Without the pictures, output the records below word for word.

___ Input records

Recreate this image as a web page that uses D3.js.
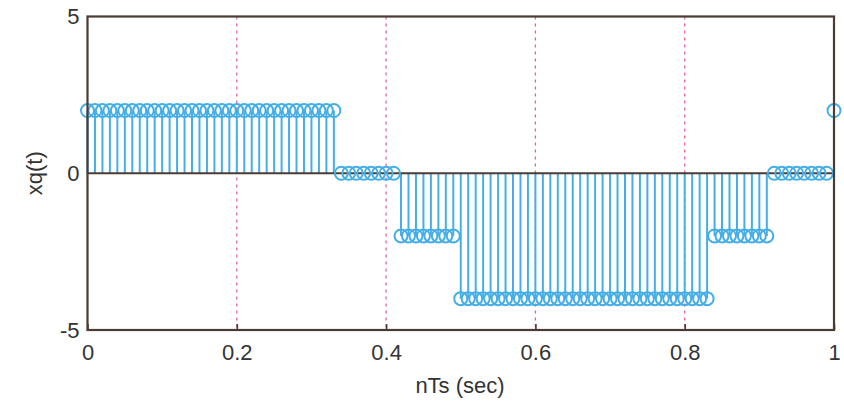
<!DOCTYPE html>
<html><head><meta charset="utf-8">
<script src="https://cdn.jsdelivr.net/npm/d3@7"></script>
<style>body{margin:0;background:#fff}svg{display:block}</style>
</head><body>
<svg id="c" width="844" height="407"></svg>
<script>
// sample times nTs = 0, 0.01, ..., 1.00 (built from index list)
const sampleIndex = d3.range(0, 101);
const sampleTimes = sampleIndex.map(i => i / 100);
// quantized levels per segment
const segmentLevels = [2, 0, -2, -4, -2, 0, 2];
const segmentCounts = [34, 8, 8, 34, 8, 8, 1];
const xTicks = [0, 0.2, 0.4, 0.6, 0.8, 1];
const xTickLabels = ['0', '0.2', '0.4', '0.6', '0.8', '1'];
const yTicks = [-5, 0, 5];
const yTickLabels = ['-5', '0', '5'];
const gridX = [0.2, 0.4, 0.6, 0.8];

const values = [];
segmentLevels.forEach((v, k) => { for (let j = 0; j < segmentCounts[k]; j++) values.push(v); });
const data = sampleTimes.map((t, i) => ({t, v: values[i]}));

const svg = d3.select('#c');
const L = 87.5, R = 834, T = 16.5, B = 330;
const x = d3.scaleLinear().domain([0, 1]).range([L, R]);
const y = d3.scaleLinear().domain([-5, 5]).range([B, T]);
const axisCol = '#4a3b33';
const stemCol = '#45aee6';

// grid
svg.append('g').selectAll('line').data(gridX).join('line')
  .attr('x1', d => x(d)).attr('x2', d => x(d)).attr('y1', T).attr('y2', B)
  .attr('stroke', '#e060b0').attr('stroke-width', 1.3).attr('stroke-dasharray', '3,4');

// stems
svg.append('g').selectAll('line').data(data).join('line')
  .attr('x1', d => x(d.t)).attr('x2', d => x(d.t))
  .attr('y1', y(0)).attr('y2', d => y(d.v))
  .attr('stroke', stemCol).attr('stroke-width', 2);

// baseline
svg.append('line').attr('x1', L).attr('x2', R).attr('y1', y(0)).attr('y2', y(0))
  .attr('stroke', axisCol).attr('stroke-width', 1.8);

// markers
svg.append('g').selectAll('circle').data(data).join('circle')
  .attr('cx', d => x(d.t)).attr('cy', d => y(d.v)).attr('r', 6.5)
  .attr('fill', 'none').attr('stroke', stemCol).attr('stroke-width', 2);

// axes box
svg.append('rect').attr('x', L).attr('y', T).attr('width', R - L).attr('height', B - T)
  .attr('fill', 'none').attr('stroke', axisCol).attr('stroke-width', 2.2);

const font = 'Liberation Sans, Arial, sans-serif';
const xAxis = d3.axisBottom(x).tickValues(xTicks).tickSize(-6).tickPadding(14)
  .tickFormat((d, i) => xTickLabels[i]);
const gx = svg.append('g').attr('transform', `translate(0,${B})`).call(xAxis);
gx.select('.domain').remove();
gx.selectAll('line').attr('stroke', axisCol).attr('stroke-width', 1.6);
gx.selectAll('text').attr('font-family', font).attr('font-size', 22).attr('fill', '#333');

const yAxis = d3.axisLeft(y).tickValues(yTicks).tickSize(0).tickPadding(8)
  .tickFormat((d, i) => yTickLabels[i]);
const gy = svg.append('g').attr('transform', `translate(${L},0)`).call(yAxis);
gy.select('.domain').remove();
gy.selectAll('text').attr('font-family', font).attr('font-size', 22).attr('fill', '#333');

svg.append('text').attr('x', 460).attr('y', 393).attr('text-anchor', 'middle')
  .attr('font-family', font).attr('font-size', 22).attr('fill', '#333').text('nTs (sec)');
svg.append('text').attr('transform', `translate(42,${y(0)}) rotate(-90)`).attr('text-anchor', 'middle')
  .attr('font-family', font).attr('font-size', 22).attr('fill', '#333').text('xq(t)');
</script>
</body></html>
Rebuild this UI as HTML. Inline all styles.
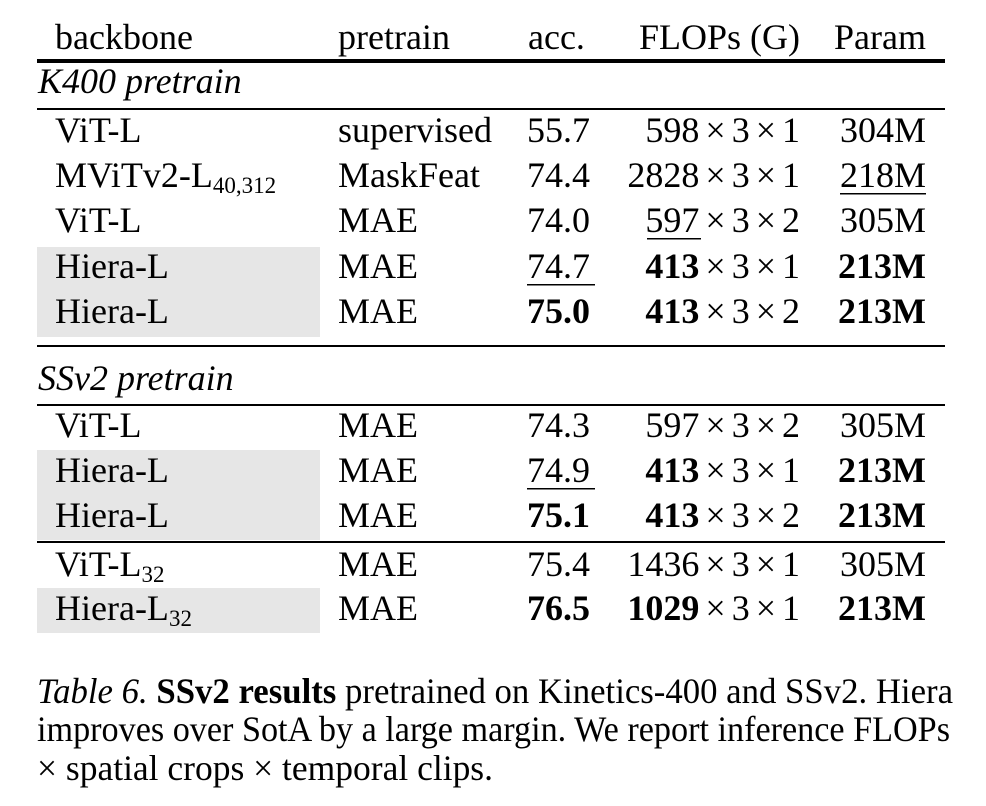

______

Solution to this task ▸
Recreate this image as a web page that uses D3.js.
<!DOCTYPE html>
<html><head><meta charset="utf-8">
<script src="https://cdn.jsdelivr.net/npm/d3@7"></script>
<style>body{margin:0;background:#fff}svg{display:block}</style>
</head><body>
<svg id="c" width="844" height="407"></svg>
<script>
// sample times nTs = 0, 0.01, ..., 1.00 (built from index list)
const sampleIndex = d3.range(0, 101);
const sampleTimes = sampleIndex.map(i => i / 100);
// quantized levels per segment
const segmentLevels = [2, 0, -2, -4, -2, 0, 2];
const segmentCounts = [34, 8, 8, 34, 8, 8, 1];
const xTicks = [0, 0.2, 0.4, 0.6, 0.8, 1];
const xTickLabels = ['0', '0.2', '0.4', '0.6', '0.8', '1'];
const yTicks = [-5, 0, 5];
const yTickLabels = ['-5', '0', '5'];
const gridX = [0.2, 0.4, 0.6, 0.8];

const values = [];
segmentLevels.forEach((v, k) => { for (let j = 0; j < segmentCounts[k]; j++) values.push(v); });
const data = sampleTimes.map((t, i) => ({t, v: values[i]}));

const svg = d3.select('#c');
const L = 87.5, R = 834, T = 16.5, B = 330;
const x = d3.scaleLinear().domain([0, 1]).range([L, R]);
const y = d3.scaleLinear().domain([-5, 5]).range([B, T]);
const axisCol = '#4a3b33';
const stemCol = '#45aee6';

// grid
svg.append('g').selectAll('line').data(gridX).join('line')
  .attr('x1', d => x(d)).attr('x2', d => x(d)).attr('y1', T).attr('y2', B)
  .attr('stroke', '#e060b0').attr('stroke-width', 1.3).attr('stroke-dasharray', '3,4');

// stems
svg.append('g').selectAll('line').data(data).join('line')
  .attr('x1', d => x(d.t)).attr('x2', d => x(d.t))
  .attr('y1', y(0)).attr('y2', d => y(d.v))
  .attr('stroke', stemCol).attr('stroke-width', 2);

// baseline
svg.append('line').attr('x1', L).attr('x2', R).attr('y1', y(0)).attr('y2', y(0))
  .attr('stroke', axisCol).attr('stroke-width', 1.8);

// markers
svg.append('g').selectAll('circle').data(data).join('circle')
  .attr('cx', d => x(d.t)).attr('cy', d => y(d.v)).attr('r', 6.5)
  .attr('fill', 'none').attr('stroke', stemCol).attr('stroke-width', 2);

// axes box
svg.append('rect').attr('x', L).attr('y', T).attr('width', R - L).attr('height', B - T)
  .attr('fill', 'none').attr('stroke', axisCol).attr('stroke-width', 2.2);

const font = 'Liberation Sans, Arial, sans-serif';
const xAxis = d3.axisBottom(x).tickValues(xTicks).tickSize(-6).tickPadding(14)
  .tickFormat((d, i) => xTickLabels[i]);
const gx = svg.append('g').attr('transform', `translate(0,${B})`).call(xAxis);
gx.select('.domain').remove();
gx.selectAll('line').attr('stroke', axisCol).attr('stroke-width', 1.6);
gx.selectAll('text').attr('font-family', font).attr('font-size', 22).attr('fill', '#333');

const yAxis = d3.axisLeft(y).tickValues(yTicks).tickSize(0).tickPadding(8)
  .tickFormat((d, i) => yTickLabels[i]);
const gy = svg.append('g').attr('transform', `translate(${L},0)`).call(yAxis);
gy.select('.domain').remove();
gy.selectAll('text').attr('font-family', font).attr('font-size', 22).attr('fill', '#333');

svg.append('text').attr('x', 460).attr('y', 393).attr('text-anchor', 'middle')
  .attr('font-family', font).attr('font-size', 22).attr('fill', '#333').text('nTs (sec)');
svg.append('text').attr('transform', `translate(42,${y(0)}) rotate(-90)`).attr('text-anchor', 'middle')
  .attr('font-family', font).attr('font-size', 22).attr('fill', '#333').text('xq(t)');
</script>
</body></html>
Rebuild this UI as HTML. Inline all styles.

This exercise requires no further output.